Иуда: предатель или жертва? | страница 58



Сначала Иисус покорно соглашается на распятие, затем Иуда вешается на дереве. «Совершенно одинокий, предающийся самобичеванию» Иуда убивает себя, «даже не дожидаясь решения Пилата», и тут уместно напомнить, что «ни один Завет не содержит ни слова против самоубийства» (Даубе 312, 314).[81]

Эту жуткую параллель между Иудой с безвольно висящим телом и лицом, обращенным к небу, и Иисусом, поднятым и распятым на кресте, воссоздает пластина слоновой кости северо-итальянского ларца, датируемого 420—430 гг. н.э. Контраст между свисающими конечностями Иуды и его обращенным вверх лицом вызывает сострадание к его участи. Мария, еще один апостол и римский воин, проявляющие внимание к фигуре справа, служат намеком на то, что шокирующая театральность публичного распятия Иисуса затмила личную трагедию Иуды. В этой композиции явно слышится отзвук пусть и не выраженной ясно в тексте Матфея мысли о том, что самоубийство Иуды явилось результатом его заблуждений насчет возможных последствий своего доноса на Иисуса, равно как и нарушенного им золотого правила Иисуса: «Как хотите, чтобы с вами поступали люди, так поступайте и вы с ними» (7: 12). У ног Иуды лежит брошенный кошелек. Преисполненный раскаяния, Иуда в конечном итоге, как и Иисус, изобличает безнравственность иудейских властей. Таким образом, в Евангелии от Матфея именно иудеи, а вовсе не Иуда, воплощают лицемерие народа, не исполняющего того, что проповедует.

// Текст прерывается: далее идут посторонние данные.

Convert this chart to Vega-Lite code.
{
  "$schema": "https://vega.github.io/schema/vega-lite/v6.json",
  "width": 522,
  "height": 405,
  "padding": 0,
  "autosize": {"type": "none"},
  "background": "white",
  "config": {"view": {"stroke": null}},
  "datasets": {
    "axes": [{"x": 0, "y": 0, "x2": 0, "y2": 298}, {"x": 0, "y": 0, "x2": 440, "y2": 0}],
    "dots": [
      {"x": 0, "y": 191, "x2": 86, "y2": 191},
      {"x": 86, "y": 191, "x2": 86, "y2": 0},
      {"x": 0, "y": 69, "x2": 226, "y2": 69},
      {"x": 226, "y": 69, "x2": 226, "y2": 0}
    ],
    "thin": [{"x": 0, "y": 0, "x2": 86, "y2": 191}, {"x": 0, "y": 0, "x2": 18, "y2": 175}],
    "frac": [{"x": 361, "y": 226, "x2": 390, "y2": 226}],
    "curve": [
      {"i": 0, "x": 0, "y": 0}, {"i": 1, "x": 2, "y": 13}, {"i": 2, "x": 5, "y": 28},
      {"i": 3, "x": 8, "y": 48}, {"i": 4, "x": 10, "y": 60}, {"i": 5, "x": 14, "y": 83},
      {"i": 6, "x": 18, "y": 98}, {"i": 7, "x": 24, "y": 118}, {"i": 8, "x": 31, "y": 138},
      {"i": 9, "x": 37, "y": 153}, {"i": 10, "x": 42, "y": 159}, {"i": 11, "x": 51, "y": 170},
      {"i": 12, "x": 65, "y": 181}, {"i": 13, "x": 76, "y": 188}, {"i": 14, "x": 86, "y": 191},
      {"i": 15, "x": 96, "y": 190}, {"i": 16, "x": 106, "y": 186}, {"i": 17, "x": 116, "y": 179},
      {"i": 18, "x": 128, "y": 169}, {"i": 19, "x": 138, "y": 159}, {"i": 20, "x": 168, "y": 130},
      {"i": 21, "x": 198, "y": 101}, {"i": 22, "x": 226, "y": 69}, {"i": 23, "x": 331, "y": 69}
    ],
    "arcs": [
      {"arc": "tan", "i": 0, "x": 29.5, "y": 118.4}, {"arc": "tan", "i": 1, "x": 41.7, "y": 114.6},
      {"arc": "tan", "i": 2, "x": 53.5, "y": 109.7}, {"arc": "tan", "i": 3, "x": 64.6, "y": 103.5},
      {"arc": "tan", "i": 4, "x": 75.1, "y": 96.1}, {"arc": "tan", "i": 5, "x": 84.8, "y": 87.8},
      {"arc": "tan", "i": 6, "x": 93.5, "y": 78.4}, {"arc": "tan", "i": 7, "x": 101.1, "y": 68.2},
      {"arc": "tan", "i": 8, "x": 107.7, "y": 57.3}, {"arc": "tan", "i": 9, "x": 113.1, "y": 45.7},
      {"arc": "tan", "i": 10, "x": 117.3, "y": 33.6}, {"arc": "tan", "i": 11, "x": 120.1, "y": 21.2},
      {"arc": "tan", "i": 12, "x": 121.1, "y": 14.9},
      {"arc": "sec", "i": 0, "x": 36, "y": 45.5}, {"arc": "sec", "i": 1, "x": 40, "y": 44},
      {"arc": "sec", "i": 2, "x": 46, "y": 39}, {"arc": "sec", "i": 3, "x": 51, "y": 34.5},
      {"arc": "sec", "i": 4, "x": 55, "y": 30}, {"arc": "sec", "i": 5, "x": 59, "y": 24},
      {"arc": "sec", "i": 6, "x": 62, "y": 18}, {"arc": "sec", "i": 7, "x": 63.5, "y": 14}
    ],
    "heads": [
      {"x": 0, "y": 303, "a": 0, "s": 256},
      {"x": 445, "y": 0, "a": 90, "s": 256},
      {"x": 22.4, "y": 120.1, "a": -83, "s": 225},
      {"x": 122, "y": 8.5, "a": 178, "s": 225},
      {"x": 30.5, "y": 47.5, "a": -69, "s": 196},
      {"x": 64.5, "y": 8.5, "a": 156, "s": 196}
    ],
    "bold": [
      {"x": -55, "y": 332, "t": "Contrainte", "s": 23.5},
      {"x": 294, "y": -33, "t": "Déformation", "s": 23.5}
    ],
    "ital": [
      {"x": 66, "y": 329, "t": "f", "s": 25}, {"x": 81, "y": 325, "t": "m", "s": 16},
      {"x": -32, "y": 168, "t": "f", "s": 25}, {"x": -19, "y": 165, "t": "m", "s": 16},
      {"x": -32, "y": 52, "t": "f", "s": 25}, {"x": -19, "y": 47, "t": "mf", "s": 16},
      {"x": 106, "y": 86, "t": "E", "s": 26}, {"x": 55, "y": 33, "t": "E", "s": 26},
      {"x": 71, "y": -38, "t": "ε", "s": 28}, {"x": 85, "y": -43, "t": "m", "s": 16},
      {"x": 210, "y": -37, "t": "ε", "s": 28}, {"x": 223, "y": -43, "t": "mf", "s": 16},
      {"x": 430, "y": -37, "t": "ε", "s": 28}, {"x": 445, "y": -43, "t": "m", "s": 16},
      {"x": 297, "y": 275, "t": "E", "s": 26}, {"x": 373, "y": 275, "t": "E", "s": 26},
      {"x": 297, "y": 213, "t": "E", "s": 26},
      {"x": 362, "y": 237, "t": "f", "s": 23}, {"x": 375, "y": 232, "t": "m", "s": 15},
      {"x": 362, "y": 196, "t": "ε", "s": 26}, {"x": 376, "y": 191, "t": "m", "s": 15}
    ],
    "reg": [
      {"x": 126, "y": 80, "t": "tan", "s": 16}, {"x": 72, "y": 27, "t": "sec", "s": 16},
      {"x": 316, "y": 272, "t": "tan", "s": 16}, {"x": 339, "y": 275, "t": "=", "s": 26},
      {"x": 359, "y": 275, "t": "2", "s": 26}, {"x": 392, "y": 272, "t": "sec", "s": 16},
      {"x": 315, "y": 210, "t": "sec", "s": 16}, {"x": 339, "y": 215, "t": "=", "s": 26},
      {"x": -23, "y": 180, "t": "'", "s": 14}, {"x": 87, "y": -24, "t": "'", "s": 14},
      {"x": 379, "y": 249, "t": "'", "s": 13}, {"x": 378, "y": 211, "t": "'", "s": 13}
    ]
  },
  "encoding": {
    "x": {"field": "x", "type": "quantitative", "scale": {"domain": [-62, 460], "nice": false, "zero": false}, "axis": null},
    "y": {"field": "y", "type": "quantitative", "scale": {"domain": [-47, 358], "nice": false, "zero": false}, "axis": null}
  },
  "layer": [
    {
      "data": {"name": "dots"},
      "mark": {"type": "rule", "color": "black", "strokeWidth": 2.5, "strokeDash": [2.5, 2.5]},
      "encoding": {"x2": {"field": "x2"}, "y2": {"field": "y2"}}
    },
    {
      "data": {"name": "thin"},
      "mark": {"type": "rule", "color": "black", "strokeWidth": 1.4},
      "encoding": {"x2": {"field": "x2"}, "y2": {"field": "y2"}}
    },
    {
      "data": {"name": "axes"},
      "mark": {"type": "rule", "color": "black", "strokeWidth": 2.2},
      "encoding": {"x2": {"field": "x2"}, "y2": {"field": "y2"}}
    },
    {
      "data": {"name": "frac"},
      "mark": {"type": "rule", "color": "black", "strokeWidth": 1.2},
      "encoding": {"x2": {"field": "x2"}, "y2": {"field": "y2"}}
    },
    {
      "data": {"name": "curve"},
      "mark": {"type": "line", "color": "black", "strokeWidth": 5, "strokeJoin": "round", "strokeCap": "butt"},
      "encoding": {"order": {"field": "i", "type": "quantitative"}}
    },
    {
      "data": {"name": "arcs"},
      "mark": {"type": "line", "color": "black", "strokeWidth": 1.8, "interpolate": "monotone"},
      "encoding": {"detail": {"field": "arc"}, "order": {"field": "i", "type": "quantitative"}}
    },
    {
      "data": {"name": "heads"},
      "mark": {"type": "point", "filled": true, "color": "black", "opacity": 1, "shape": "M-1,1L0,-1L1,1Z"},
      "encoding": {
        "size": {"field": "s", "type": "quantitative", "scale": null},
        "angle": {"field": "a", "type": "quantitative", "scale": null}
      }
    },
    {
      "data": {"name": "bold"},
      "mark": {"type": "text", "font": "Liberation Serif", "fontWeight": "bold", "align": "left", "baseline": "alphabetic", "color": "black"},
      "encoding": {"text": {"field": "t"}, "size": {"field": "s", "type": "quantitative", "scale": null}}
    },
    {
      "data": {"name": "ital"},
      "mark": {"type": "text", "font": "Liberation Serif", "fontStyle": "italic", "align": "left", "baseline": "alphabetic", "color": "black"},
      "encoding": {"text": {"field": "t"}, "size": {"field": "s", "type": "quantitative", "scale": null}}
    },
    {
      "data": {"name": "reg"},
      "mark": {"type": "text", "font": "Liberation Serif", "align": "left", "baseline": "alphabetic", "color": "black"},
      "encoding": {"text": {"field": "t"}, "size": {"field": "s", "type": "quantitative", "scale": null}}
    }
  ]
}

Резким контрастом раскаянию Иуды еще до распятия Иисуса в Евангелии от Матфея предстает обращение иудеев после Его распятия к Пилату с прошением поставить охрану у гроба Иисуса, чтобы его ученики не украли Его тело и не распространили ложные вести о Его Воскрешении. Когда же фоб обнаруживают пустым, первосвященники и старейшины подговаривают римских воинов, посулив им деньги, пустить слух о том, что ночью, когда они спали, тело Иисуса выкрали его ученики. Манипулирование людьми, подтасовка фактов, подкуп и обман, на которые идут иудейские старейшины, резко контрастируют с молчаливым страданием Иисуса и Иуды. Итак, Матфей включает в свое повествование новый фрагмент о немедленном раскаянии, обращении и смерти Иуды. Но позволило ли ему это внести и другие существенные смысловые корректировки в версию Марка, прежде всего, в описание Воскрешения Иисуса и Его воссоединения со своими учениками? Этот вопрос возникает не случайно: ведь Иуда у Матфея оказывается первым, кто постигает ценой своей жизни божественную сущность Иисуса. Обращение Иуды предсказывает то, что доказывает Воскресение — божественную ипостась Иисуса. Если в Евангелии от Марка содержится намек на то, во что, возможно, он верил - не Иуда, но Бог «предал [Сына Своего] за всех нас» (К Римлянам 8:32), - то Матфей в своем Евангелии намекает, что через распятие Сын Божий «возлюбил меня и предал Себя за меня» (К Галатам 2:20).